_DATA SUPPLIED_:
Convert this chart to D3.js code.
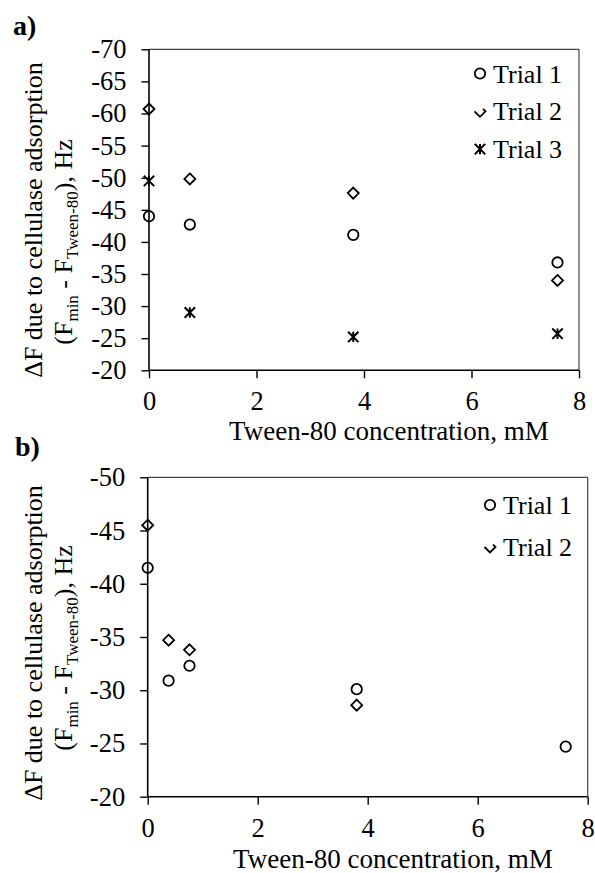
<!DOCTYPE html>
<html><head><meta charset="utf-8">
<script src="https://cdn.jsdelivr.net/npm/d3@7"></script>
<style>
html,body{margin:0;padding:0;background:#fff;}
svg{display:block;}
text{font-family:"Liberation Serif","Times New Roman",serif;fill:#000;}
</style></head>
<body>
<script>
// ---- Data ----
const xTicks = [0, 2, 4, 6, 8];
const yTicksA = [-70, -65, -60, -55, -50, -45, -40, -35, -30, -25, -20];
const yTicksB = [-50, -45, -40, -35, -30, -25, -20];

const concA = [0, 0.76, 3.8, 7.6];
const trial1A = [-44.0, -42.7, -41.1, -36.8];
const trial2A = [-60.7, -49.8, -47.6, -34.0];
const trial3A = [-49.5, -29.0, -25.2, -25.7];

const concB1 = [0, 0.38, 0.76, 3.8, 7.6];
const trial1B = [-41.5, -30.9, -32.3, -30.1, -24.7];
const concB2 = [0, 0.38, 0.76, 3.8];
const trial2B = [-45.5, -34.7, -33.8, -28.6];

const legendA = ["Trial 1", "Trial 2", "Trial 3"];
const legendB = ["Trial 1", "Trial 2"];

const FONT = '"Liberation Serif","Times New Roman",serif';
const W = 595, H = 873;
const svg = d3.select("body").append("svg").attr("width", W).attr("height", H)
  .attr("font-family", FONT);

const fmt = d => String(d); // plain hyphen-minus, as in the reference

function markerPath(type, s) {
  if (type === "diamond") return `M0,${-s}L${s},0L0,${s}L${-s},0Z`;
  if (type === "diamondHalf") return `M${-s},0L0,${s}L${s},0L${s*0.55},${-s*0.45}`;
  if (type === "star") return `M${-s},${-s}L${s},${s}M${-s},${s}L${s},${-s}M0,${-s}L0,${s}`;
  return null;
}

function drawMarker(g, type, x, y) {
  if (type === "circle") {
    g.append("circle").attr("cx", x).attr("cy", y).attr("r", 5.2)
      .attr("fill", "none").attr("stroke", "#000").attr("stroke-width", 1.8);
  } else {
    const s = type === "star" ? 5.2 : 5.5;
    g.append("path").attr("transform", `translate(${x},${y})`).attr("d", markerPath(type, s))
      .attr("fill", "none").attr("stroke", "#000").attr("stroke-width", type === "star" ? 2 : 1.8);
  }
}

function txt(sel) {
  return sel.attr("font-family", FONT).style("font-family", FONT).attr("fill", "#000");
}

function panel(cfg) {
  const g = svg.append("g");
  const x = d3.scaleLinear().domain([0, 8]).range([cfg.left, cfg.right]);
  const y = d3.scaleLinear().domain(cfg.yDomain).range([cfg.bottom, cfg.top]);

  // frame top/right
  g.append("line").attr("x1", cfg.left).attr("x2", cfg.right).attr("y1", cfg.top).attr("y2", cfg.top)
    .attr("stroke", "#444").attr("stroke-width", 1.2);
  g.append("line").attr("x1", cfg.right).attr("x2", cfg.right).attr("y1", cfg.top).attr("y2", cfg.bottom)
    .attr("stroke", "#444").attr("stroke-width", 1.2);

  const ya = g.append("g").attr("transform", `translate(${cfg.left},0)`)
    .call(d3.axisLeft(y).tickValues(cfg.yTicks).tickSize(7.5).tickPadding(15).tickFormat(fmt));
  const xa = g.append("g").attr("transform", `translate(0,${cfg.bottom})`)
    .call(d3.axisBottom(x).tickValues(xTicks).tickSize(8).tickPadding(cfg.xPad).tickFormat(fmt));
  [ya, xa].forEach(a => {
    a.attr("font-family", FONT).attr("font-size", 26);
    a.select(".domain").attr("stroke", "#000").attr("stroke-width", 1.6);
    a.selectAll(".tick line").attr("stroke", "#000").attr("stroke-width", 1.4);
    txt(a.selectAll(".tick text")).style("font-size", "26.5px");
  });
  ya.select(".domain").attr("d", `M0,${cfg.top}V${cfg.bottom}`);
  xa.select(".domain").attr("d", `M${cfg.left},0H${cfg.right}`);

  // data
  cfg.series.forEach(s => {
    s.xs.forEach((xv, i) => drawMarker(g, s.type, x(xv), y(s.ys[i])));
  });

  // legend
  cfg.legend.forEach((lab, i) => {
    const ly = cfg.legY + i * cfg.legStep;
    const type = cfg.series[i].type === "diamond" ? "diamondHalf" : cfg.series[i].type;
    drawMarker(g, type, cfg.legX, ly);
    txt(g.append("text")).attr("x", cfg.legX + 13).attr("y", ly + 9).style("font-size", "26px").text(lab);
  });

  // x title
  txt(g.append("text")).attr("x", cfg.titleX).attr("y", cfg.titleY)
    .attr("text-anchor", "middle").style("font-size", "27px").text("Tween-80 concentration, mM");

  // y title
  txt(g.append("text")).attr("transform", `translate(42,${cfg.yl1}) rotate(-90)`)
    .attr("text-anchor", "middle").style("font-size", "26px").text("\u0394F due to cellulase adsorption");
  const t2 = txt(g.append("text")).attr("transform", `translate(72,${cfg.yl2}) rotate(-90)`)
    .attr("text-anchor", "middle").style("font-size", "26px");
  t2.append("tspan").text("(F");
  t2.append("tspan").attr("dy", 6).style("font-size", "17px").text("min");
  t2.append("tspan").attr("dy", -6).text(" - F");
  t2.append("tspan").attr("dy", 6).style("font-size", "17px").text("Tween-80");
  t2.append("tspan").attr("dy", -6).text("), Hz");

  // panel label
  txt(g.append("text")).attr("x", cfg.labX).attr("y", cfg.labY).style("font-size", "28px")
    .style("font-weight", "bold").text(cfg.label);
}

panel({
  left: 149, right: 579, top: 49.3, bottom: 370.3, yDomain: [-20, -70], yTicks: yTicksA,
  series: [
    {type: "circle", xs: concA, ys: trial1A},
    {type: "diamond", xs: concA, ys: trial2A},
    {type: "star", xs: concA, ys: trial3A}
  ],
  legend: legendA, legX: 480, legY: 73.5, legStep: 37.8, xPad: 13, titleX: 389, titleY: 440,
  yl1: 220, yl2: 242, label: "a)", labX: 13, labY: 35
});

panel({
  left: 147.7, right: 587.7, top: 477.3, bottom: 796.7, yDomain: [-20, -50], yTicks: yTicksB,
  series: [
    {type: "circle", xs: concB1, ys: trial1B},
    {type: "diamond", xs: concB2, ys: trial2B}
  ],
  legend: legendB, legX: 490, legY: 505, legStep: 42, xPad: 13, titleX: 393, titleY: 867.5,
  yl1: 643, yl2: 648, label: "b)", labX: 15, labY: 456
});
</script>
</body></html>
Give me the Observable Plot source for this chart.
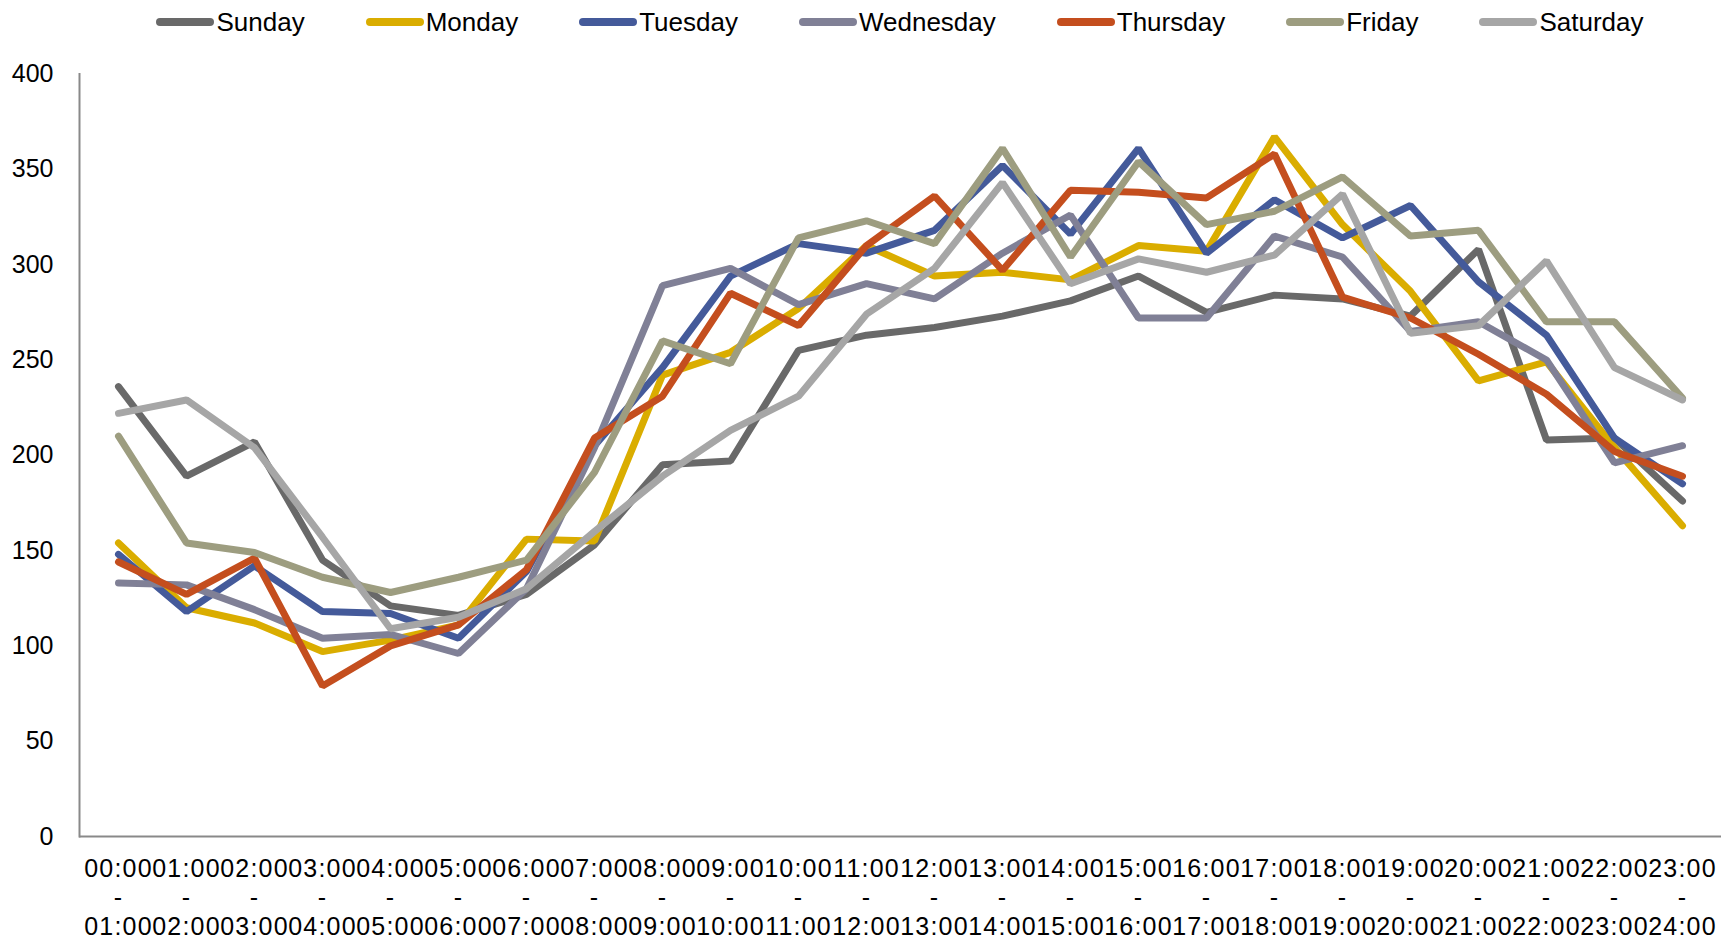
<!DOCTYPE html>
<html>
<head>
<meta charset="utf-8">
<script src="https://cdn.jsdelivr.net/npm/d3@7"></script>
<script src="https://cdn.jsdelivr.net/npm/@observablehq/plot@0.6"></script>
<style>
  html, body { margin: 0; padding: 0; background: #fff; }
  body { width: 1721px; height: 943px; overflow: hidden; font-family: "Liberation Sans", Arial, sans-serif; }
  #legend { height: 44px; display: flex; justify-content: center; align-items: center; padding-left: 79px; gap: 61px; box-sizing: border-box; width: 1721px; }
  .item { display: flex; align-items: center; gap: 2px; font-size: 26px; color: #000; }
  .item svg { display: block; }
  g[aria-label="x-axis tick label"] text { letter-spacing: 1.2px; }
</style>
</head>
<body>
<div id="legend"></div>
<div id="chart"></div>
<script>
const slots = ["00:00-01:00","01:00-02:00","02:00-03:00","03:00-04:00","04:00-05:00","05:00-06:00",
  "06:00-07:00","07:00-08:00","08:00-09:00","09:00-10:00","10:00-11:00","11:00-12:00",
  "12:00-13:00","13:00-14:00","14:00-15:00","15:00-16:00","16:00-17:00","17:00-18:00",
  "18:00-19:00","19:00-20:00","20:00-21:00","21:00-22:00","22:00-23:00","23:00-24:00"];
const days = ["Sunday","Monday","Tuesday","Wednesday","Thursday","Friday","Saturday"];
const colors = ["#696969","#DAAD00","#445A9A","#808096","#C44E1E","#9D9D80","#A6A6A6"];
const yTicks = [0,50,100,150,200,250,300,350,400];

const sunday    = [236,189,207,145,121,116,127,153,195,197,255,263,267,273,281,294,275,284,282,273,308,208,209,176];
const monday    = [154,120,112, 97,103,111,156,155,242,254,277,310,294,296,292,310,307,367,321,286,239,249,204,163];
const tuesday   = [148,118,142,118,117,104,139,205,246,294,311,306,318,352,316,361,306,334,314,331,291,263,209,185];
const wednesday = [133,132,119,104,106, 96,130,204,289,298,279,290,282,306,326,272,272,315,304,265,270,250,196,205];
const thursday  = [144,127,146, 79,100,111,140,209,231,285,268,310,336,297,339,338,335,358,283,272,253,232,202,189];
const friday    = [210,154,149,136,128,136,145,191,260,248,314,323,311,361,304,354,321,328,346,315,318,270,270,230];
const saturday  = [222,229,204,157,109,115,130,160,189,213,231,274,298,343,290,303,296,305,337,264,268,302,246,229];

const series = [sunday, monday, tuesday, wednesday, thursday, friday, saturday];
const data = days.flatMap((day, k) => series[k].map((v, i) => ({day, slot: slots[i], value: v})));

// Legend
const legend = document.getElementById("legend");
days.forEach((d, k) => {
  const item = document.createElement("div");
  item.className = "item";
  item.innerHTML = `<svg width="58" height="12"><line x1="4" x2="54" y1="6" y2="6" stroke="${colors[k]}" stroke-width="8" stroke-linecap="round"/></svg><span>${d}</span>`;
  legend.appendChild(item);
});

const axisColor = "#898989";
const chart = Plot.plot({
  width: 1721,
  height: 899,
  marginLeft: 79,
  marginRight: 0,
  marginTop: 29.5,
  marginBottom: 107,
  style: {fontFamily: "'Liberation Sans', Arial, sans-serif", fontSize: "25px", color: "#000", background: "#fff", overflow: "visible"},
  x: {type: "point", domain: slots, padding: 0.5, label: null},
  y: {domain: [0, 400], label: null},
  color: {domain: days, range: colors},
  marks: [
    Plot.frame({anchor: "left", stroke: axisColor, strokeWidth: 2}),
    Plot.ruleY([0], {stroke: axisColor, strokeWidth: 2}),
    Plot.line(data, {x: "slot", y: "value", z: "day", stroke: "day", strokeWidth: 7, strokeLinejoin: "miter", strokeLinecap: "round"}),
    Plot.axisY(yTicks, {tickSize: 0, tickPadding: 26, fontSize: 25, fill: "#000", label: null}),
    Plot.axisX({tickSize: 0, tickPadding: 20, fontSize: 25, fill: "#000", lineHeight: 1.16, label: null,
      tickFormat: d => d.replace("-", "\n-\n")})
  ]
});
document.getElementById("chart").appendChild(chart);
</script>
</body>
</html>
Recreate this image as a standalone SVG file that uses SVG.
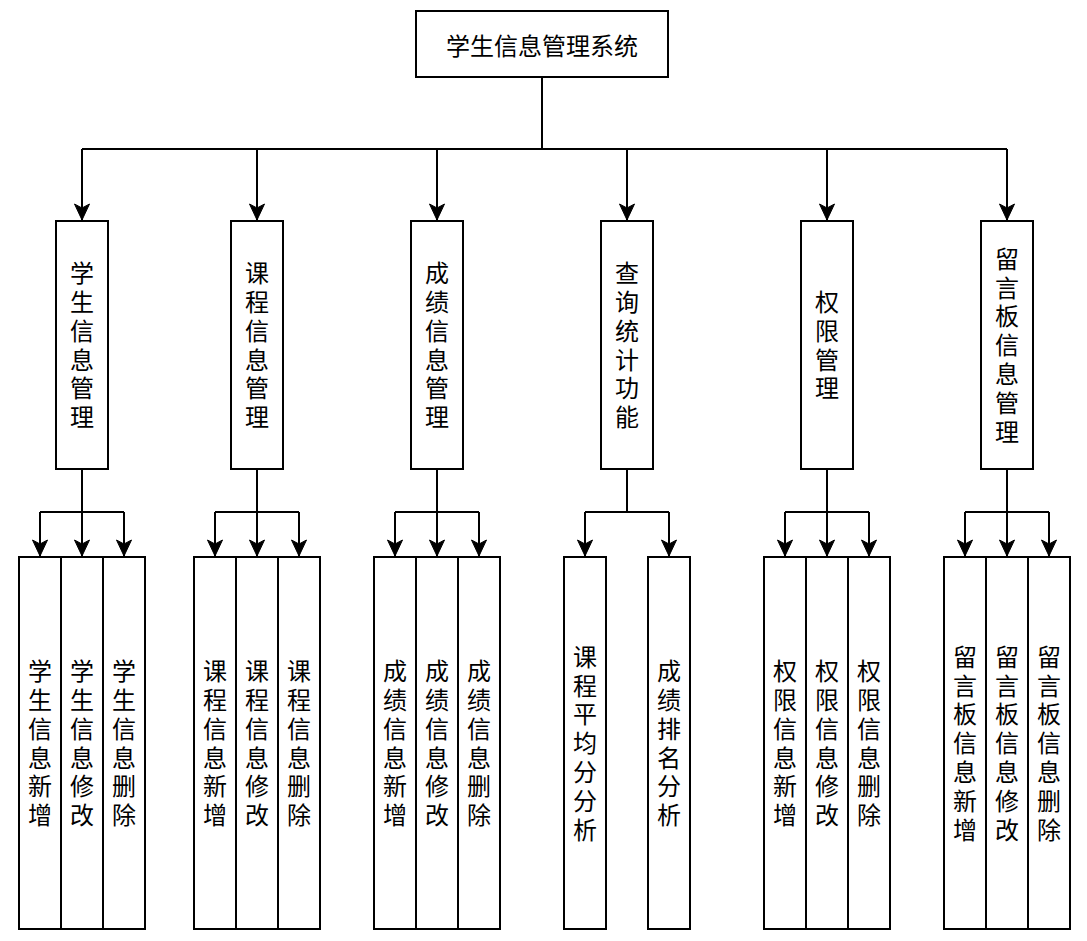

_OBJECTIVE_: Reproduce exactly the run of lines that opens the listing and closes with the line holding "const trial3A = [-49.5, -29.0, -25.2, -25.7];". Pictures are excluded.

_EXERCISE SOLUTION_:
Convert this chart to D3.js code.
<!DOCTYPE html>
<html><head><meta charset="utf-8">
<script src="https://cdn.jsdelivr.net/npm/d3@7"></script>
<style>
html,body{margin:0;padding:0;background:#fff;}
svg{display:block;}
text{font-family:"Liberation Serif","Times New Roman",serif;fill:#000;}
</style></head>
<body>
<script>
// ---- Data ----
const xTicks = [0, 2, 4, 6, 8];
const yTicksA = [-70, -65, -60, -55, -50, -45, -40, -35, -30, -25, -20];
const yTicksB = [-50, -45, -40, -35, -30, -25, -20];

const concA = [0, 0.76, 3.8, 7.6];
const trial1A = [-44.0, -42.7, -41.1, -36.8];
const trial2A = [-60.7, -49.8, -47.6, -34.0];
const trial3A = [-49.5, -29.0, -25.2, -25.7];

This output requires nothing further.